>> Start DATA EXTRACT
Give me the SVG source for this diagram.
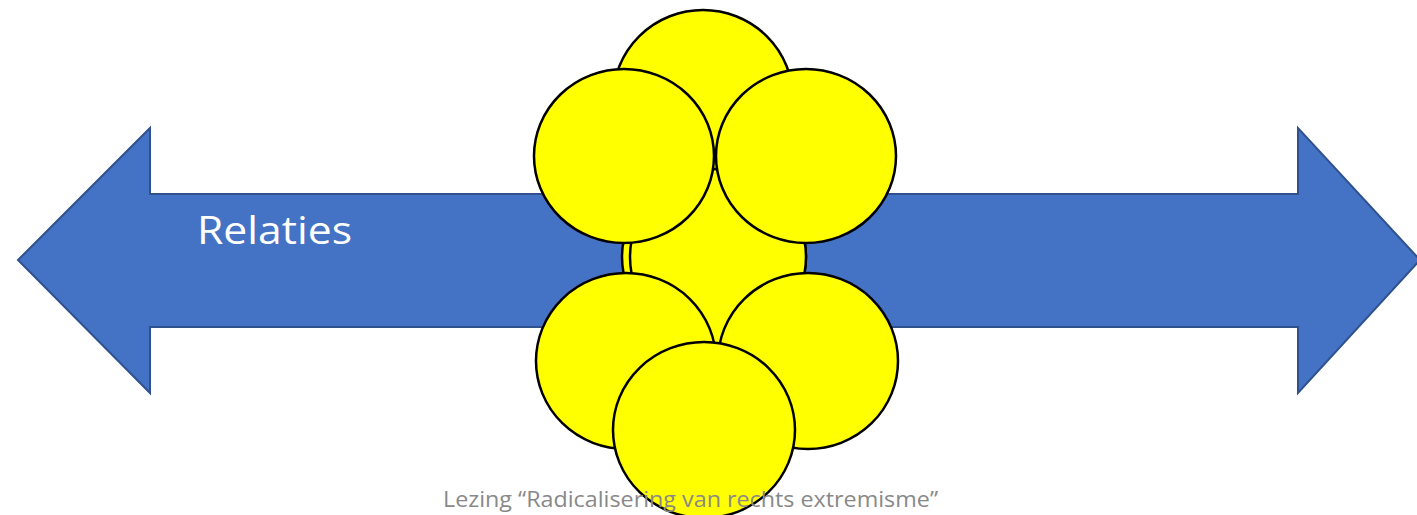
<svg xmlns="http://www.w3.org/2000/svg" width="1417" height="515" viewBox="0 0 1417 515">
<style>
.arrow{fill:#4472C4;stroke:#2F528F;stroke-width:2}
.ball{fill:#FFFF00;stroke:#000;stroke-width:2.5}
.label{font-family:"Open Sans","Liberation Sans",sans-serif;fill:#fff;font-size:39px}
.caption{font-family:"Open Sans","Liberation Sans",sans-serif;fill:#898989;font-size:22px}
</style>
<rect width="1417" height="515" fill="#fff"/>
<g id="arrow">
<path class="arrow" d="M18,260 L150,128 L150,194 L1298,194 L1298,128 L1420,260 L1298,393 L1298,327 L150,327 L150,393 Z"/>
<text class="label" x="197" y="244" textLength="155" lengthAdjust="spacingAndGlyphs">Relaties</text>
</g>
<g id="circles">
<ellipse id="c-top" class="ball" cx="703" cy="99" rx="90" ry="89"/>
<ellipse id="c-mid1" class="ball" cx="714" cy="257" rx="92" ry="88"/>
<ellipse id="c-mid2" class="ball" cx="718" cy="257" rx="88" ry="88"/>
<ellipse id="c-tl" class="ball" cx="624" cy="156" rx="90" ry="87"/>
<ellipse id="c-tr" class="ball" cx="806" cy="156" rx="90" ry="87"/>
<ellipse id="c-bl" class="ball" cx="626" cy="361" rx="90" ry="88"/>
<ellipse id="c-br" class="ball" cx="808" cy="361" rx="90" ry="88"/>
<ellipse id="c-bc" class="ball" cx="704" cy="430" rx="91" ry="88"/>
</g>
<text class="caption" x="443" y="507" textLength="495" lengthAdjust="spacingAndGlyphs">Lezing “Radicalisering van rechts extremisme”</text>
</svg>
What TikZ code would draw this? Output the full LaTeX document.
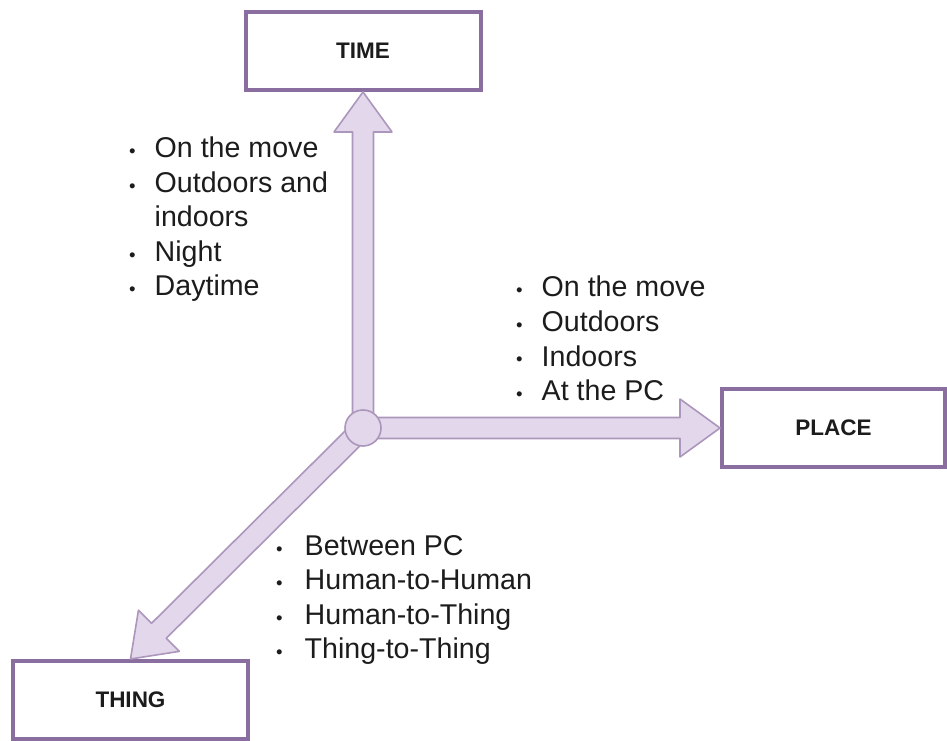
>> End DATA EXTRACT
● WHAT YOU HAVE TO DO: From start to finish, output the listing exactly, but omit its pictures.

● OUTPUT BELOW:
Give me the SVG source for this diagram.
<svg xmlns="http://www.w3.org/2000/svg" width="1417" height="515" viewBox="0 0 1417 515">
<style>
.arrow{fill:#4472C4;stroke:#2F528F;stroke-width:2}
.ball{fill:#FFFF00;stroke:#000;stroke-width:2.5}
.label{font-family:"Open Sans","Liberation Sans",sans-serif;fill:#fff;font-size:39px}
.caption{font-family:"Open Sans","Liberation Sans",sans-serif;fill:#898989;font-size:22px}
</style>
<rect width="1417" height="515" fill="#fff"/>
<g id="arrow">
<path class="arrow" d="M18,260 L150,128 L150,194 L1298,194 L1298,128 L1420,260 L1298,393 L1298,327 L150,327 L150,393 Z"/>
<text class="label" x="197" y="244" textLength="155" lengthAdjust="spacingAndGlyphs">Relaties</text>
</g>
<g id="circles">
<ellipse id="c-top" class="ball" cx="703" cy="99" rx="90" ry="89"/>
<ellipse id="c-mid1" class="ball" cx="714" cy="257" rx="92" ry="88"/>
<ellipse id="c-mid2" class="ball" cx="718" cy="257" rx="88" ry="88"/>
<ellipse id="c-tl" class="ball" cx="624" cy="156" rx="90" ry="87"/>
<ellipse id="c-tr" class="ball" cx="806" cy="156" rx="90" ry="87"/>
<ellipse id="c-bl" class="ball" cx="626" cy="361" rx="90" ry="88"/>
<ellipse id="c-br" class="ball" cx="808" cy="361" rx="90" ry="88"/>
<ellipse id="c-bc" class="ball" cx="704" cy="430" rx="91" ry="88"/>
</g>
<text class="caption" x="443" y="507" textLength="495" lengthAdjust="spacingAndGlyphs">Lezing “Radicalisering van rechts extremisme”</text>
</svg>
What TikZ code would draw this? Output the full LaTeX document.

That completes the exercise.